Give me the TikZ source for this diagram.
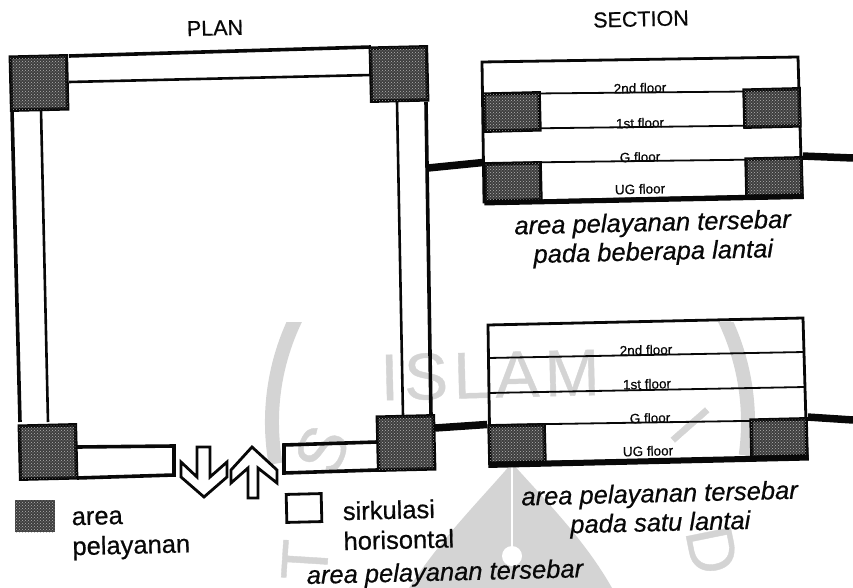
\documentclass[tikz,border=0pt]{standalone}
\usepackage{xcolor}
\usepackage{fontspec}
\setmainfont{Liberation Sans}[FakeBold=0.6]
\usetikzlibrary{patterns, positioning}
\definecolor{wallblack}{RGB}{8, 8, 8}
\definecolor{servicegray}{RGB}{62, 62, 62}
\definecolor{stampgray}{RGB}{212, 212, 212}

\begin{document}
\begin{tikzpicture}[
    x=1pt, y=-1pt,
    every node/.style={rotate=1.4, text=wallblack},
    wall/.style={draw=wallblack, line width=3.6pt},
    innerwall/.style={draw=wallblack, line width=2.6pt},
    sectionwall/.style={draw=wallblack, line width=2.8pt},
    slab/.style={draw=wallblack, line width=1.8pt},
    beam/.style={draw=wallblack, line width=7.5pt},
    service/.style={draw=wallblack, line width=3.5pt, inner sep=0pt, fill=servicegray,
                    postaction={pattern=crosshatch dots, pattern color=white!70!black}},
    planblock/.style={service, minimum width=56pt, minimum height=53pt},
    sectionblock/.style={service, minimum width=55pt, minimum height=37pt},
    floorname/.style={font=\fontsize{13.5}{14}\selectfont, inner sep=0pt},
    heading/.style={font=\fontsize{21.5}{24}\selectfont, inner sep=0pt},
    caption/.style={font=\fontsize{25.5}{29}\selectfont\itshape, align=center, inner sep=0pt},
    legend/.style={font=\fontsize{25.5}{30}\selectfont, align=left, inner sep=0pt},
    stamp/.style={font=\fontsize{66}{66}\selectfont, text=stampgray, inner sep=0pt},
    shaft/.style={draw=wallblack, line width=2.8pt, fill=white, line join=miter}
]
    \useasboundingbox (0,0) rectangle (853,588);

    % watermark
    \begin{scope}
        \clip (250,322) rectangle (853,588);
        \draw[stampgray, line width=14pt] (510,505) ++(190:238) arc[start angle=190, end angle=-8, radius=238, y radius=-238];
    \end{scope}
    \node[stamp] (stampname) at (490,375) {\addfontfeature{LetterSpace=8}ISLAM};
    \node[stamp, rotate=65] (stampS) at (322,450) {S};
    \node[stamp, rotate=85] (stampT) at (305,560) {T};
    \node[stamp, rotate=-50] (stampI) at (690,425) {I};
    \node[stamp, rotate=-80] (stampD) at (712,550) {D};
    \fill[stampgray] (409,588) .. controls (440,540) and (480,500) .. (512,463) .. controls (545,500) and (585,540) .. (612,588) -- cycle;
    \draw[white, line width=1.5pt] (512,464) -- (512,553);
    \fill[white] (512,556) circle[radius=10];

    % plan
    \draw[wall] (69,56) -- (371,47);
    \draw[innerwall] (69,82) -- (371,75);
    \draw[wall] (12,110) -- (20,422);
    \draw[innerwall] (41,110) -- (48,422);
    \draw[innerwall] (397,102) -- (403,416);
    \draw[wall] (426,102) -- (431,416);
    \draw[wall] (77,447) -- (174,446) -- (174,475) -- (77,478);
    \draw[wall] (377,442) -- (284,445) -- (284,473) -- (377,470);
    \node[planblock] (topleft) at (39,83) {};
    \node[planblock] (topright) at (399,74) {};
    \node[planblock] (bottomleft) at (48,452) {};
    \node[planblock] (bottomright) at (406,443) {};
    \node[heading] (plan) at (215,28) {PLAN};

    % entrance arrows
    \draw[shaft] (197,447) -- (197,477) -- (181,462) -- (181,477) -- (204,497) -- (227,477) -- (227,462) -- (210,477) -- (210,447) -- cycle;
    \draw[shaft] (252,447) -- (277,470) -- (277,483) -- (258,468) -- (258,498) -- (248,498) -- (248,468) -- (231,483) -- (231,470) -- cycle;

    % section with scattered service
    \draw[sectionwall] (482,62) -- (798,57) -- (802,195) -- (484,202) -- cycle;
    \draw[slab] (483,94) -- (798,91);
    \draw[slab] (483,129) -- (800,125);
    \draw[slab] (484,163) -- (801,159);
    \node[sectionblock] (secone) at (512,112) {};
    \node[sectionblock] (sectwo) at (772,108) {};
    \node[sectionblock] (secthree) at (513,182) {};
    \node[sectionblock] (secfour) at (774,177) {};
    \draw[sectionwall, line width=5pt] (secthree.south west) -- (secfour.south east);
    \node[floorname] (upsecond) at (640,88) {2nd floor};
    \node[floorname] (upfirst) at (640,123) {1st floor};
    \node[floorname] (upground) at (640,157) {G floor};
    \node[floorname] (upunder) at (640,189) {UG floor};
    \node[heading] (section) at (641,19) {SECTION};
    \node[caption] (upcaption) at (653,239) {area pelayanan tersebar\\pada beberapa lantai};
    \coordinate (upbeamleft) at (428,168);
    \coordinate (upbeamright) at (853,158);
    \draw[beam] (upbeamleft) -- (secthree.north west);
    \draw[beam] (secfour.north east) -- (upbeamright);

    % section with one service floor
    \draw[sectionwall] (488,325) -- (803,318) -- (807,458) -- (490,463) -- cycle;
    \draw[slab] (488,358) -- (804,352);
    \draw[slab] (488,393) -- (805,387);
    \draw[slab] (489,425) -- (806,420);
    \node[sectionblock] (lowleft) at (517,444) {};
    \node[sectionblock] (lowright) at (779,438) {};
    \draw[sectionwall, line width=6pt] (lowleft.south west) -- (lowright.south east);
    \node[floorname] (lowsecond) at (646,350) {2nd floor};
    \node[floorname] (lowfirst) at (647,384) {1st floor};
    \node[floorname] (lowground) at (650,418) {G floor};
    \node[floorname] (lowunder) at (648,451) {UG floor};
    \node[caption] (lowcaption) at (660,510) {area pelayanan tersebar\\pada satu lantai};
    \coordinate (lowbeamleft) at (435,428);
    \coordinate (lowbeamright) at (853,420);
    \draw[beam] (lowbeamleft) -- (lowleft.north west);
    \draw[beam] (lowright.north east) -- (lowbeamright);

    % legend
    \node[service, draw=none, minimum width=40pt, minimum height=32pt, rotate=-1.4] (keyservice) at (35,516) {};
    \node[legend, anchor=west] (keyservicetext) at (72,536) {area\\pelayanan};
    \node[draw=wallblack, line width=2.8pt, minimum width=35pt, minimum height=28pt, inner sep=0pt] (keywalk) at (304,508) {};
    \node[legend, anchor=west] (keywalktext) at (343,526) {sirkulasi\\horisontal};
    \node[caption] (plancaption) at (445,574) {area pelayanan tersebar};
\end{tikzpicture}
\end{document}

What is required ▸ Extract the full listing exactly, with the pictures left out.

Solution to this exercise ▸
Give me the TikZ source for this diagram.
\documentclass[tikz,border=0pt]{standalone}
\usepackage{xcolor}
\usepackage{fontspec}
\setmainfont{Liberation Sans}[FakeBold=0.6]
\usetikzlibrary{patterns, positioning}
\definecolor{wallblack}{RGB}{8, 8, 8}
\definecolor{servicegray}{RGB}{62, 62, 62}
\definecolor{stampgray}{RGB}{212, 212, 212}

\begin{document}
\begin{tikzpicture}[
    x=1pt, y=-1pt,
    every node/.style={rotate=1.4, text=wallblack},
    wall/.style={draw=wallblack, line width=3.6pt},
    innerwall/.style={draw=wallblack, line width=2.6pt},
    sectionwall/.style={draw=wallblack, line width=2.8pt},
    slab/.style={draw=wallblack, line width=1.8pt},
    beam/.style={draw=wallblack, line width=7.5pt},
    service/.style={draw=wallblack, line width=3.5pt, inner sep=0pt, fill=servicegray,
                    postaction={pattern=crosshatch dots, pattern color=white!70!black}},
    planblock/.style={service, minimum width=56pt, minimum height=53pt},
    sectionblock/.style={service, minimum width=55pt, minimum height=37pt},
    floorname/.style={font=\fontsize{13.5}{14}\selectfont, inner sep=0pt},
    heading/.style={font=\fontsize{21.5}{24}\selectfont, inner sep=0pt},
    caption/.style={font=\fontsize{25.5}{29}\selectfont\itshape, align=center, inner sep=0pt},
    legend/.style={font=\fontsize{25.5}{30}\selectfont, align=left, inner sep=0pt},
    stamp/.style={font=\fontsize{66}{66}\selectfont, text=stampgray, inner sep=0pt},
    shaft/.style={draw=wallblack, line width=2.8pt, fill=white, line join=miter}
]
    \useasboundingbox (0,0) rectangle (853,588);

    % watermark
    \begin{scope}
        \clip (250,322) rectangle (853,588);
        \draw[stampgray, line width=14pt] (510,505) ++(190:238) arc[start angle=190, end angle=-8, radius=238, y radius=-238];
    \end{scope}
    \node[stamp] (stampname) at (490,375) {\addfontfeature{LetterSpace=8}ISLAM};
    \node[stamp, rotate=65] (stampS) at (322,450) {S};
    \node[stamp, rotate=85] (stampT) at (305,560) {T};
    \node[stamp, rotate=-50] (stampI) at (690,425) {I};
    \node[stamp, rotate=-80] (stampD) at (712,550) {D};
    \fill[stampgray] (409,588) .. controls (440,540) and (480,500) .. (512,463) .. controls (545,500) and (585,540) .. (612,588) -- cycle;
    \draw[white, line width=1.5pt] (512,464) -- (512,553);
    \fill[white] (512,556) circle[radius=10];

    % plan
    \draw[wall] (69,56) -- (371,47);
    \draw[innerwall] (69,82) -- (371,75);
    \draw[wall] (12,110) -- (20,422);
    \draw[innerwall] (41,110) -- (48,422);
    \draw[innerwall] (397,102) -- (403,416);
    \draw[wall] (426,102) -- (431,416);
    \draw[wall] (77,447) -- (174,446) -- (174,475) -- (77,478);
    \draw[wall] (377,442) -- (284,445) -- (284,473) -- (377,470);
    \node[planblock] (topleft) at (39,83) {};
    \node[planblock] (topright) at (399,74) {};
    \node[planblock] (bottomleft) at (48,452) {};
    \node[planblock] (bottomright) at (406,443) {};
    \node[heading] (plan) at (215,28) {PLAN};

    % entrance arrows
    \draw[shaft] (197,447) -- (197,477) -- (181,462) -- (181,477) -- (204,497) -- (227,477) -- (227,462) -- (210,477) -- (210,447) -- cycle;
    \draw[shaft] (252,447) -- (277,470) -- (277,483) -- (258,468) -- (258,498) -- (248,498) -- (248,468) -- (231,483) -- (231,470) -- cycle;

    % section with scattered service
    \draw[sectionwall] (482,62) -- (798,57) -- (802,195) -- (484,202) -- cycle;
    \draw[slab] (483,94) -- (798,91);
    \draw[slab] (483,129) -- (800,125);
    \draw[slab] (484,163) -- (801,159);
    \node[sectionblock] (secone) at (512,112) {};
    \node[sectionblock] (sectwo) at (772,108) {};
    \node[sectionblock] (secthree) at (513,182) {};
    \node[sectionblock] (secfour) at (774,177) {};
    \draw[sectionwall, line width=5pt] (secthree.south west) -- (secfour.south east);
    \node[floorname] (upsecond) at (640,88) {2nd floor};
    \node[floorname] (upfirst) at (640,123) {1st floor};
    \node[floorname] (upground) at (640,157) {G floor};
    \node[floorname] (upunder) at (640,189) {UG floor};
    \node[heading] (section) at (641,19) {SECTION};
    \node[caption] (upcaption) at (653,239) {area pelayanan tersebar\\pada beberapa lantai};
    \coordinate (upbeamleft) at (428,168);
    \coordinate (upbeamright) at (853,158);
    \draw[beam] (upbeamleft) -- (secthree.north west);
    \draw[beam] (secfour.north east) -- (upbeamright);

    % section with one service floor
    \draw[sectionwall] (488,325) -- (803,318) -- (807,458) -- (490,463) -- cycle;
    \draw[slab] (488,358) -- (804,352);
    \draw[slab] (488,393) -- (805,387);
    \draw[slab] (489,425) -- (806,420);
    \node[sectionblock] (lowleft) at (517,444) {};
    \node[sectionblock] (lowright) at (779,438) {};
    \draw[sectionwall, line width=6pt] (lowleft.south west) -- (lowright.south east);
    \node[floorname] (lowsecond) at (646,350) {2nd floor};
    \node[floorname] (lowfirst) at (647,384) {1st floor};
    \node[floorname] (lowground) at (650,418) {G floor};
    \node[floorname] (lowunder) at (648,451) {UG floor};
    \node[caption] (lowcaption) at (660,510) {area pelayanan tersebar\\pada satu lantai};
    \coordinate (lowbeamleft) at (435,428);
    \coordinate (lowbeamright) at (853,420);
    \draw[beam] (lowbeamleft) -- (lowleft.north west);
    \draw[beam] (lowright.north east) -- (lowbeamright);

    % legend
    \node[service, draw=none, minimum width=40pt, minimum height=32pt, rotate=-1.4] (keyservice) at (35,516) {};
    \node[legend, anchor=west] (keyservicetext) at (72,536) {area\\pelayanan};
    \node[draw=wallblack, line width=2.8pt, minimum width=35pt, minimum height=28pt, inner sep=0pt] (keywalk) at (304,508) {};
    \node[legend, anchor=west] (keywalktext) at (343,526) {sirkulasi\\horisontal};
    \node[caption] (plancaption) at (445,574) {area pelayanan tersebar};
\end{tikzpicture}
\end{document}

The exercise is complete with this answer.